In all other proteins, we found decreasing levels of conservation within R. microplus, with MP4 being the least conserved (Fig. 1). The Bm86 protein was the second least conserved protein in our samples from the Americas and Pakistan, with 53 replacements (Additional File 7H) in the 476 positions (of 650 total) that we assayed (Fig. 3H). Many segments of the protein show evidence of mutational hotspots with clusters of aa changes (Fig. 2); 70% of the 10-aa sliding windows contain 1–5 replacements. The only highly conserved region occurs at aa positions 400–480. This region is encoded by Bm86 exons 11 and 12, both of which had a high success rate (96%) in R. microplus and yielded data for all ticks from Brazil and Colombia, as well as three of the five ticks from Pakistan. Therefore, this conserved region was assayed with high confidence.

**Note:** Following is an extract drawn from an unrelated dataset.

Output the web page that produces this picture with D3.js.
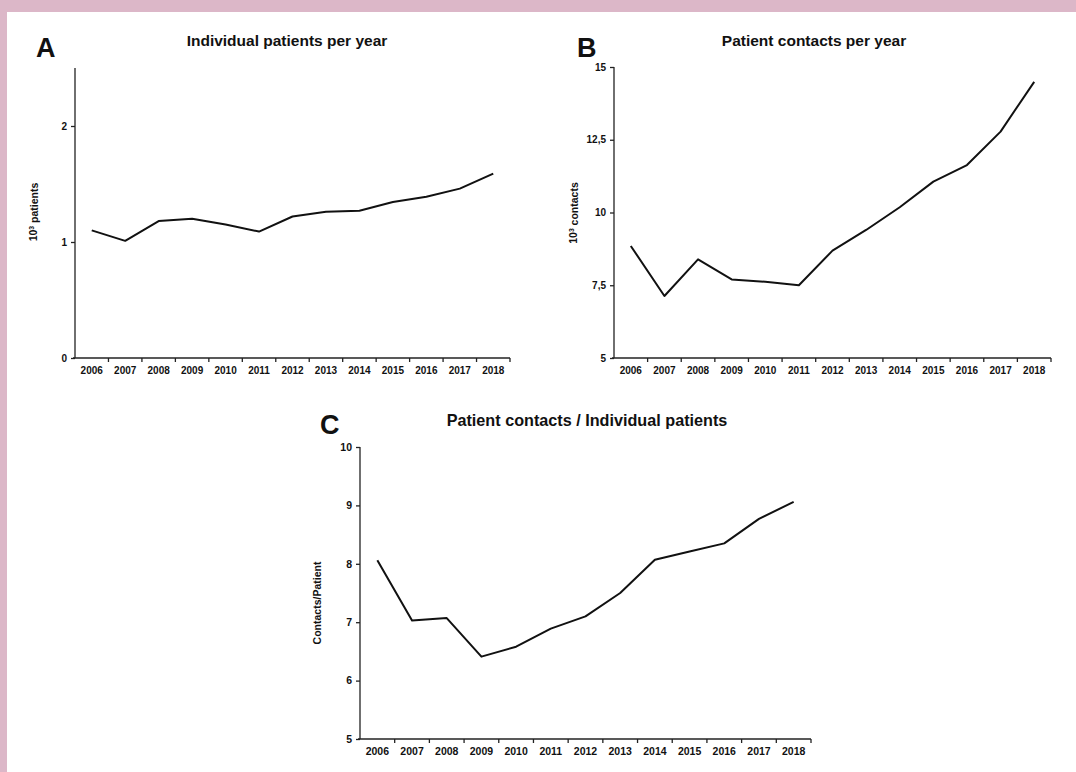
<!DOCTYPE html>
<html>
<head>
<meta charset="utf-8">
<script src="https://cdn.jsdelivr.net/npm/d3@7"></script>
<style>
  html, body { margin: 0; padding: 0; background: #dcb7c8; }
  svg { display: block; }
  text { font-family: "Liberation Sans", Arial, sans-serif; font-weight: bold; fill: #111; }
</style>
</head>
<body>
<svg id="chart" width="1076" height="772"></svg>
<script>
  // Years on the x axis (shared by all three panels)
  const years = ["2006", "2007", "2008", "2009", "2010", "2011", "2012",
                 "2013", "2014", "2015", "2016", "2017", "2018"];

  // Panel A: individual patients per year (10^3)
  const patients = [1.10, 1.01, 1.18, 1.20, 1.15, 1.09, 1.22, 1.26, 1.27, 1.345, 1.39, 1.46, 1.59];
  const patientTicks = [0, 1, 2];

  // Panel B: patient contacts per year (10^3)
  const contacts = [8.85, 7.13, 8.39, 7.70, 7.62, 7.50, 8.69, 9.40, 10.18, 11.06, 11.63, 12.78, 14.49];
  const contactTicks = [5, 7.5, 10, 12.5, 15];

  // Panel C: contacts per patient
  const ratio = [8.06, 7.03, 7.07, 6.41, 6.58, 6.89, 7.10, 7.50, 8.07, 8.21, 8.35, 8.77, 9.06];
  const ratioTicks = [5, 6, 7, 8, 9, 10];

  const svg = d3.select('#chart');

  // White page inside the pink frame
  svg.append('rect')
    .attr('x', 7).attr('y', 12)
    .attr('width', 1076 - 7).attr('height', 772 - 12)
    .attr('fill', '#ffffff');

  const fmt = d => String(d).replace('.', ',');

  function drawPanel(p) {
    const g = svg.append('g');

    const x = d3.scaleBand()
      .domain(years)
      .range([p.left, p.right]);

    const y = d3.scaleLinear()
      .domain(p.domain)
      .range([p.bottom, p.top]);

    // y axis
    const yAxis = g.append('g')
      .attr('transform', `translate(${p.left},0)`)
      .call(d3.axisLeft(y).tickValues(p.ticks).tickSize(4).tickPadding(4).tickFormat(fmt));
    yAxis.select('.domain').attr('d', `M0,${p.top}V${p.bottom}`);
    yAxis.selectAll('line, path').attr('stroke', '#222').attr('stroke-width', 1.3);
    yAxis.selectAll('text').style('font-size', p.tickFont + 'px').attr('fill', '#111');

    // x axis: labels centred in each band, tick marks on band edges
    const xAxis = g.append('g')
      .attr('transform', `translate(0,${p.bottom})`)
      .call(d3.axisBottom(x).tickSize(0).tickPadding(9));
    xAxis.select('.domain').attr('d', `M${p.left - 2},0H${p.right}`)
      .attr('stroke', '#222').attr('stroke-width', 1.3);
    xAxis.selectAll('text').style('font-size', p.tickFont + 'px').attr('fill', '#111');

    xAxis.selectAll('.edge')
      .data(years)
      .enter().append('line')
      .attr('class', 'edge')
      .attr('x1', d => x(d) + x.bandwidth())
      .attr('x2', d => x(d) + x.bandwidth())
      .attr('y1', 0).attr('y2', 4)
      .attr('stroke', '#222').attr('stroke-width', 1.3);

    // the series line
    const line = d3.line()
      .x((d, i) => x(years[i]) + x.bandwidth() / 2)
      .y(d => y(d));

    g.append('path')
      .datum(p.values)
      .attr('d', line)
      .attr('fill', 'none')
      .attr('stroke', '#111')
      .attr('stroke-width', 2)
      .attr('stroke-linejoin', 'round');

    // title and panel letter
    g.append('text')
      .attr('x', p.titleX).attr('y', p.titleY)
      .attr('text-anchor', 'middle')
      .style('font-size', p.titleFont + 'px')
      .text(p.title);

    g.append('text')
      .attr('x', p.letterX).attr('y', p.letterY)
      .style('font-size', '27px')
      .text(p.letter);

    // rotated y label
    const yl = g.append('text')
      .attr('transform', `translate(${p.labelX},${p.labelY}) rotate(-90)`)
      .attr('text-anchor', 'middle')
      .attr('dy', '0.35em')
      .style('font-size', p.labelFont + 'px');
    if (p.sup) {
      yl.append('tspan').text('10');
      yl.append('tspan').attr('dy', '-0.4em').style('font-size', (p.labelFont * 0.65) + 'px').text('3');
      yl.append('tspan').attr('dy', '0.4em').text(' ' + p.label);
    } else {
      yl.text(p.label);
    }
  }

  drawPanel({
    values: patients, ticks: patientTicks, domain: [0, 2.5],
    left: 75, right: 510, top: 68, bottom: 358, tickFont: 10,
    title: 'Individual patients per year', titleX: 287, titleY: 46, titleFont: 15.5,
    letter: 'A', letterX: 36, letterY: 57,
    label: 'patients', sup: true, labelX: 33, labelY: 212, labelFont: 10.5
  });

  drawPanel({
    values: contacts, ticks: contactTicks, domain: [5, 15],
    left: 614, right: 1051, top: 67, bottom: 358, tickFont: 10,
    title: 'Patient contacts per year', titleX: 814, titleY: 46, titleFont: 15.5,
    letter: 'B', letterX: 577, letterY: 57,
    label: 'contacts', sup: true, labelX: 573, labelY: 213, labelFont: 10.5
  });

  drawPanel({
    values: ratio, ticks: ratioTicks, domain: [5, 10],
    left: 360, right: 811, top: 447, bottom: 739, tickFont: 10.5,
    title: 'Patient contacts / Individual patients', titleX: 587, titleY: 426, titleFont: 16.2,
    letter: 'C', letterX: 320, letterY: 434,
    label: 'Contacts/Patient', sup: false, labelX: 317, labelY: 603, labelFont: 10.5
  });
</script>
</body>
</html>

Understanding the specific location of aa replacements is important for evaluating the risk of vaccine escape from short peptide vaccines developed from proteins such as Sub (64), RmAQP2 (75), Chit (76), and Bm86 (56). In our 167 R. microplus samples, four of 12 (33%) published short peptides contained at least one aa replacement (Fig. 3F, 3G, and 3H). When all GenBank entries are included, the number rises to eight of 12 (67%), and each of these four proteins carries at least one aa replacement in at least one short peptide target (Additional File 6). The SBm7462® construct for Bm86 (55) has multiple replacements within each short peptide, although some may be restricted to certain regions of the world.